DATASET EXCERPT:

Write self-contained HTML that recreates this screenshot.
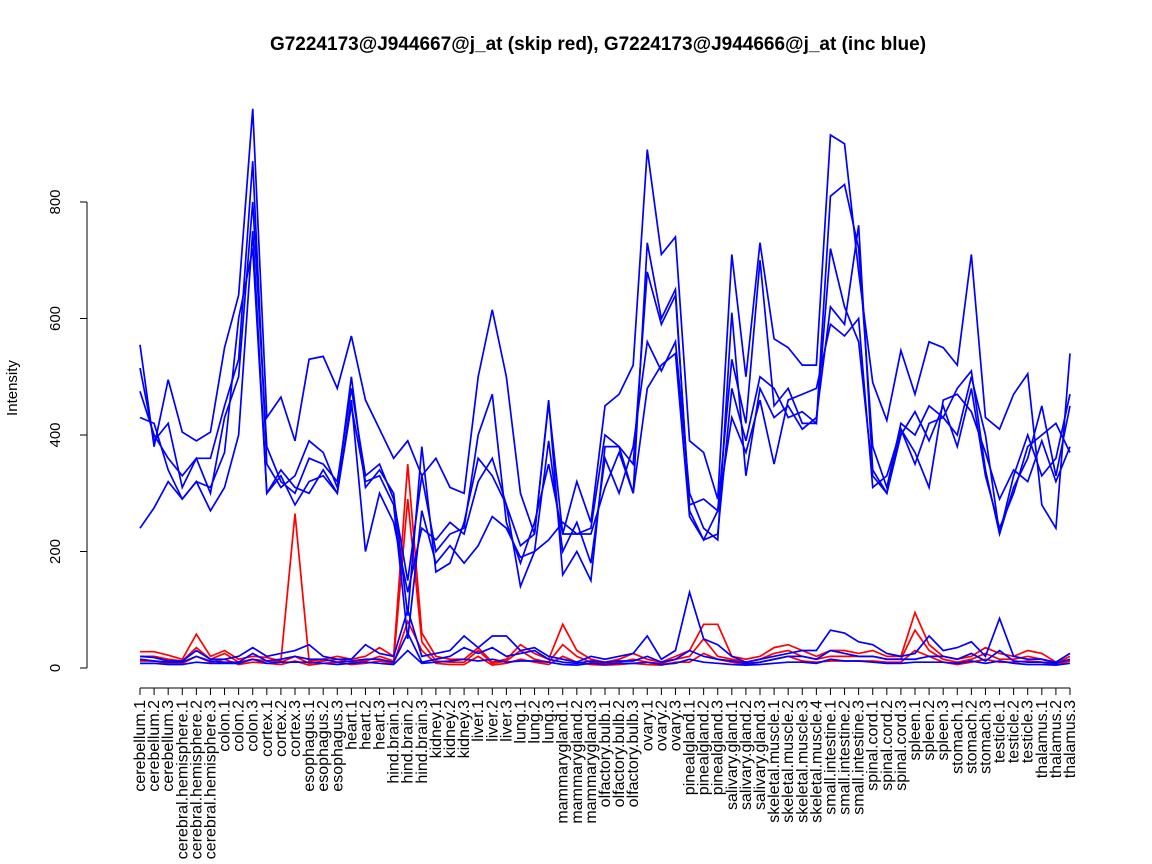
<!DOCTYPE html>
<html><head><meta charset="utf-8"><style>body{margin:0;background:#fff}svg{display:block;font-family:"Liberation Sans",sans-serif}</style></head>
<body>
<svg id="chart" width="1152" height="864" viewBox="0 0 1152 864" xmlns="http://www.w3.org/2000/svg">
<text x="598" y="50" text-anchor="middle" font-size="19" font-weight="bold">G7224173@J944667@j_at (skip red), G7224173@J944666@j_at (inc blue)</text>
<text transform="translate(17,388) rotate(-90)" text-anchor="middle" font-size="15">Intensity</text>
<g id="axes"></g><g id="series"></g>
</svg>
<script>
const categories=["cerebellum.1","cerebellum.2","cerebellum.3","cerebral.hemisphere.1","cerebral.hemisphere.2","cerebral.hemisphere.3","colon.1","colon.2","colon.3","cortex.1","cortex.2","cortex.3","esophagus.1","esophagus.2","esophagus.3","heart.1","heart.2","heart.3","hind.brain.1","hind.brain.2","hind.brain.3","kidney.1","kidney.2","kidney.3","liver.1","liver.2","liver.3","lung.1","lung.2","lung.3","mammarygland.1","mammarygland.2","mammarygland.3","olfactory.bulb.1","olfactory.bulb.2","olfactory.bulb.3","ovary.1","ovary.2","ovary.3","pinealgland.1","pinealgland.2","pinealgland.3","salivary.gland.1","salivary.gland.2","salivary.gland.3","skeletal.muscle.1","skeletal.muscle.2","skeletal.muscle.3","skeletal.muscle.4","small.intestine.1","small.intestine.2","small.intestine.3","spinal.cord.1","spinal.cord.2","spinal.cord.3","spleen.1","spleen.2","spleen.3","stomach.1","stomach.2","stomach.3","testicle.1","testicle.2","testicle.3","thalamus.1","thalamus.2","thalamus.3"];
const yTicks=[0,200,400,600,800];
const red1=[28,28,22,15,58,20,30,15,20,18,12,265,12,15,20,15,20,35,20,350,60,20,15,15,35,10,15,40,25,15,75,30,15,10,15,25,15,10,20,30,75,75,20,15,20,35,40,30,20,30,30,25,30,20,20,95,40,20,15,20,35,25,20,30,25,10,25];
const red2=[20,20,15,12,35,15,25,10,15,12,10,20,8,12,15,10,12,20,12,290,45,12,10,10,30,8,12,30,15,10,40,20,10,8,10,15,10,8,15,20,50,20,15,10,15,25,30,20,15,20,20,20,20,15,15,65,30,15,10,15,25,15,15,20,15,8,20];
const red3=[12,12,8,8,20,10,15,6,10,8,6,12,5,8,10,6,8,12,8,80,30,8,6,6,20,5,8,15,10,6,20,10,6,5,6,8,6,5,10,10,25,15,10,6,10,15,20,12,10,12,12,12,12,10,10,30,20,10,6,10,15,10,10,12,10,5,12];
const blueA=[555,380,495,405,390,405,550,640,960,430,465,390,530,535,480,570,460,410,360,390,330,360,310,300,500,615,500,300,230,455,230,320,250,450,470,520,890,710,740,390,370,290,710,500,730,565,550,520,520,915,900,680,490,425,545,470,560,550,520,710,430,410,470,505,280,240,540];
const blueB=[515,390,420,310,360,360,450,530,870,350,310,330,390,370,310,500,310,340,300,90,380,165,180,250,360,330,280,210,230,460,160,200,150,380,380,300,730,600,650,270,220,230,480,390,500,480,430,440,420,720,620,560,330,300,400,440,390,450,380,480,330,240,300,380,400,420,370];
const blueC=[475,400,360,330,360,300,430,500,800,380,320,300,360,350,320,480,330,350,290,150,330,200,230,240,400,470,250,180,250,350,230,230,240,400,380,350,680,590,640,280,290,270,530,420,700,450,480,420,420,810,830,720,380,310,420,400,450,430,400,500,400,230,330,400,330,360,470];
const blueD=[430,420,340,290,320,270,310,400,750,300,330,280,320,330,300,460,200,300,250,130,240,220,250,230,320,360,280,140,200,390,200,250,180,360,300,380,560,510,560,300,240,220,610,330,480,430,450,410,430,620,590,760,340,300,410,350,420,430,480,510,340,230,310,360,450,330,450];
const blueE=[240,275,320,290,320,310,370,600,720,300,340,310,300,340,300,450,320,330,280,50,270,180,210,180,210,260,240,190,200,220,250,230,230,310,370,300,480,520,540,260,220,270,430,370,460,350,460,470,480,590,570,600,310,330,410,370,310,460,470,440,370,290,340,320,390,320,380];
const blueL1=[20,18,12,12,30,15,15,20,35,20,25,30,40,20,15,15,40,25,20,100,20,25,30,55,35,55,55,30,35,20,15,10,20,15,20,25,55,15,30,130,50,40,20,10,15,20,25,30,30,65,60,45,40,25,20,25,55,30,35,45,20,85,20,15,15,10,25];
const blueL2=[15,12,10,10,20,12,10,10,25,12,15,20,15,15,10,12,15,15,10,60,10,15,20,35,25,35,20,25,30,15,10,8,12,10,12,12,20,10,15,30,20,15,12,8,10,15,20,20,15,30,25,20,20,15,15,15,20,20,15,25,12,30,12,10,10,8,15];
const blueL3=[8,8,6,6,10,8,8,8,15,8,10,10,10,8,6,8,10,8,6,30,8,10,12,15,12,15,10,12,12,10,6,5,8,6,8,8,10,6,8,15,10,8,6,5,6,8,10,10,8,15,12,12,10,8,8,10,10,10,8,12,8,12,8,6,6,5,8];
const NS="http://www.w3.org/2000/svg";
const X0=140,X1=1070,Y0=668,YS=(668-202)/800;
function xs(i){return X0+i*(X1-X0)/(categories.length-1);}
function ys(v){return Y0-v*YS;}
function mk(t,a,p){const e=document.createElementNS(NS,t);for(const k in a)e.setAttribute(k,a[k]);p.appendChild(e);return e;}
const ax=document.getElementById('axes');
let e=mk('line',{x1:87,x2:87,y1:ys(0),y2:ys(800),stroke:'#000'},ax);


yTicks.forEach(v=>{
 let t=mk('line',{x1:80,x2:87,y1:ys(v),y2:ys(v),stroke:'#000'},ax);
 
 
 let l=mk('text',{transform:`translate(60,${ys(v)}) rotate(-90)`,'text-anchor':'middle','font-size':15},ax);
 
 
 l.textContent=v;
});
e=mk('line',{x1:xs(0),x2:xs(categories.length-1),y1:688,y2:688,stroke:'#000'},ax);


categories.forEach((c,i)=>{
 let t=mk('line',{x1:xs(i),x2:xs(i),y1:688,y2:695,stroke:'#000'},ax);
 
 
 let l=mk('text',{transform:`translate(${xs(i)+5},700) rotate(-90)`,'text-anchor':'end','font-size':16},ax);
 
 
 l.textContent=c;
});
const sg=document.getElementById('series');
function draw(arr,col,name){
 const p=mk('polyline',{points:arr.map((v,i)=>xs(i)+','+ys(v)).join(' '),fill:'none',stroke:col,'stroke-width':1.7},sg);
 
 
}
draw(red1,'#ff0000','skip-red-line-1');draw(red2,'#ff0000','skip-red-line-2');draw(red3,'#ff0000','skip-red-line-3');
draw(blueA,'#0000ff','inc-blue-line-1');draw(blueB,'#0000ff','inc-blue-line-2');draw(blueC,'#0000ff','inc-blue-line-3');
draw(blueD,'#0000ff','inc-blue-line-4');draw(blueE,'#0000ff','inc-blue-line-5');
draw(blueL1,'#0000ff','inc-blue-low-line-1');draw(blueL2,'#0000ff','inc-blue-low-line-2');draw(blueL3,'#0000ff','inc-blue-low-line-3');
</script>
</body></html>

AIM: Pictures in the data above should not be copied; transcribe everything else exactly.

FINAL RESULT:
Write self-contained HTML that recreates this screenshot.
<!DOCTYPE html>
<html><head><meta charset="utf-8"><style>body{margin:0;background:#fff}svg{display:block;font-family:"Liberation Sans",sans-serif}</style></head>
<body>
<svg id="chart" width="1152" height="864" viewBox="0 0 1152 864" xmlns="http://www.w3.org/2000/svg">
<text x="598" y="50" text-anchor="middle" font-size="19" font-weight="bold">G7224173@J944667@j_at (skip red), G7224173@J944666@j_at (inc blue)</text>
<text transform="translate(17,388) rotate(-90)" text-anchor="middle" font-size="15">Intensity</text>
<g id="axes"></g><g id="series"></g>
</svg>
<script>
const categories=["cerebellum.1","cerebellum.2","cerebellum.3","cerebral.hemisphere.1","cerebral.hemisphere.2","cerebral.hemisphere.3","colon.1","colon.2","colon.3","cortex.1","cortex.2","cortex.3","esophagus.1","esophagus.2","esophagus.3","heart.1","heart.2","heart.3","hind.brain.1","hind.brain.2","hind.brain.3","kidney.1","kidney.2","kidney.3","liver.1","liver.2","liver.3","lung.1","lung.2","lung.3","mammarygland.1","mammarygland.2","mammarygland.3","olfactory.bulb.1","olfactory.bulb.2","olfactory.bulb.3","ovary.1","ovary.2","ovary.3","pinealgland.1","pinealgland.2","pinealgland.3","salivary.gland.1","salivary.gland.2","salivary.gland.3","skeletal.muscle.1","skeletal.muscle.2","skeletal.muscle.3","skeletal.muscle.4","small.intestine.1","small.intestine.2","small.intestine.3","spinal.cord.1","spinal.cord.2","spinal.cord.3","spleen.1","spleen.2","spleen.3","stomach.1","stomach.2","stomach.3","testicle.1","testicle.2","testicle.3","thalamus.1","thalamus.2","thalamus.3"];
const yTicks=[0,200,400,600,800];
const red1=[28,28,22,15,58,20,30,15,20,18,12,265,12,15,20,15,20,35,20,350,60,20,15,15,35,10,15,40,25,15,75,30,15,10,15,25,15,10,20,30,75,75,20,15,20,35,40,30,20,30,30,25,30,20,20,95,40,20,15,20,35,25,20,30,25,10,25];
const red2=[20,20,15,12,35,15,25,10,15,12,10,20,8,12,15,10,12,20,12,290,45,12,10,10,30,8,12,30,15,10,40,20,10,8,10,15,10,8,15,20,50,20,15,10,15,25,30,20,15,20,20,20,20,15,15,65,30,15,10,15,25,15,15,20,15,8,20];
const red3=[12,12,8,8,20,10,15,6,10,8,6,12,5,8,10,6,8,12,8,80,30,8,6,6,20,5,8,15,10,6,20,10,6,5,6,8,6,5,10,10,25,15,10,6,10,15,20,12,10,12,12,12,12,10,10,30,20,10,6,10,15,10,10,12,10,5,12];
const blueA=[555,380,495,405,390,405,550,640,960,430,465,390,530,535,480,570,460,410,360,390,330,360,310,300,500,615,500,300,230,455,230,320,250,450,470,520,890,710,740,390,370,290,710,500,730,565,550,520,520,915,900,680,490,425,545,470,560,550,520,710,430,410,470,505,280,240,540];
const blueB=[515,390,420,310,360,360,450,530,870,350,310,330,390,370,310,500,310,340,300,90,380,165,180,250,360,330,280,210,230,460,160,200,150,380,380,300,730,600,650,270,220,230,480,390,500,480,430,440,420,720,620,560,330,300,400,440,390,450,380,480,330,240,300,380,400,420,370];
const blueC=[475,400,360,330,360,300,430,500,800,380,320,300,360,350,320,480,330,350,290,150,330,200,230,240,400,470,250,180,250,350,230,230,240,400,380,350,680,590,640,280,290,270,530,420,700,450,480,420,420,810,830,720,380,310,420,400,450,430,400,500,400,230,330,400,330,360,470];
const blueD=[430,420,340,290,320,270,310,400,750,300,330,280,320,330,300,460,200,300,250,130,240,220,250,230,320,360,280,140,200,390,200,250,180,360,300,380,560,510,560,300,240,220,610,330,480,430,450,410,430,620,590,760,340,300,410,350,420,430,480,510,340,230,310,360,450,330,450];
const blueE=[240,275,320,290,320,310,370,600,720,300,340,310,300,340,300,450,320,330,280,50,270,180,210,180,210,260,240,190,200,220,250,230,230,310,370,300,480,520,540,260,220,270,430,370,460,350,460,470,480,590,570,600,310,330,410,370,310,460,470,440,370,290,340,320,390,320,380];
const blueL1=[20,18,12,12,30,15,15,20,35,20,25,30,40,20,15,15,40,25,20,100,20,25,30,55,35,55,55,30,35,20,15,10,20,15,20,25,55,15,30,130,50,40,20,10,15,20,25,30,30,65,60,45,40,25,20,25,55,30,35,45,20,85,20,15,15,10,25];
const blueL2=[15,12,10,10,20,12,10,10,25,12,15,20,15,15,10,12,15,15,10,60,10,15,20,35,25,35,20,25,30,15,10,8,12,10,12,12,20,10,15,30,20,15,12,8,10,15,20,20,15,30,25,20,20,15,15,15,20,20,15,25,12,30,12,10,10,8,15];
const blueL3=[8,8,6,6,10,8,8,8,15,8,10,10,10,8,6,8,10,8,6,30,8,10,12,15,12,15,10,12,12,10,6,5,8,6,8,8,10,6,8,15,10,8,6,5,6,8,10,10,8,15,12,12,10,8,8,10,10,10,8,12,8,12,8,6,6,5,8];
const NS="http://www.w3.org/2000/svg";
const X0=140,X1=1070,Y0=668,YS=(668-202)/800;
function xs(i){return X0+i*(X1-X0)/(categories.length-1);}
function ys(v){return Y0-v*YS;}
function mk(t,a,p){const e=document.createElementNS(NS,t);for(const k in a)e.setAttribute(k,a[k]);p.appendChild(e);return e;}
const ax=document.getElementById('axes');
let e=mk('line',{x1:87,x2:87,y1:ys(0),y2:ys(800),stroke:'#000'},ax);


yTicks.forEach(v=>{
 let t=mk('line',{x1:80,x2:87,y1:ys(v),y2:ys(v),stroke:'#000'},ax);
 
 
 let l=mk('text',{transform:`translate(60,${ys(v)}) rotate(-90)`,'text-anchor':'middle','font-size':15},ax);
 
 
 l.textContent=v;
});
e=mk('line',{x1:xs(0),x2:xs(categories.length-1),y1:688,y2:688,stroke:'#000'},ax);


categories.forEach((c,i)=>{
 let t=mk('line',{x1:xs(i),x2:xs(i),y1:688,y2:695,stroke:'#000'},ax);
 
 
 let l=mk('text',{transform:`translate(${xs(i)+5},700) rotate(-90)`,'text-anchor':'end','font-size':16},ax);
 
 
 l.textContent=c;
});
const sg=document.getElementById('series');
function draw(arr,col,name){
 const p=mk('polyline',{points:arr.map((v,i)=>xs(i)+','+ys(v)).join(' '),fill:'none',stroke:col,'stroke-width':1.7},sg);
 
 
}
draw(red1,'#ff0000','skip-red-line-1');draw(red2,'#ff0000','skip-red-line-2');draw(red3,'#ff0000','skip-red-line-3');
draw(blueA,'#0000ff','inc-blue-line-1');draw(blueB,'#0000ff','inc-blue-line-2');draw(blueC,'#0000ff','inc-blue-line-3');
draw(blueD,'#0000ff','inc-blue-line-4');draw(blueE,'#0000ff','inc-blue-line-5');
draw(blueL1,'#0000ff','inc-blue-low-line-1');draw(blueL2,'#0000ff','inc-blue-low-line-2');draw(blueL3,'#0000ff','inc-blue-low-line-3');
</script>
</body></html>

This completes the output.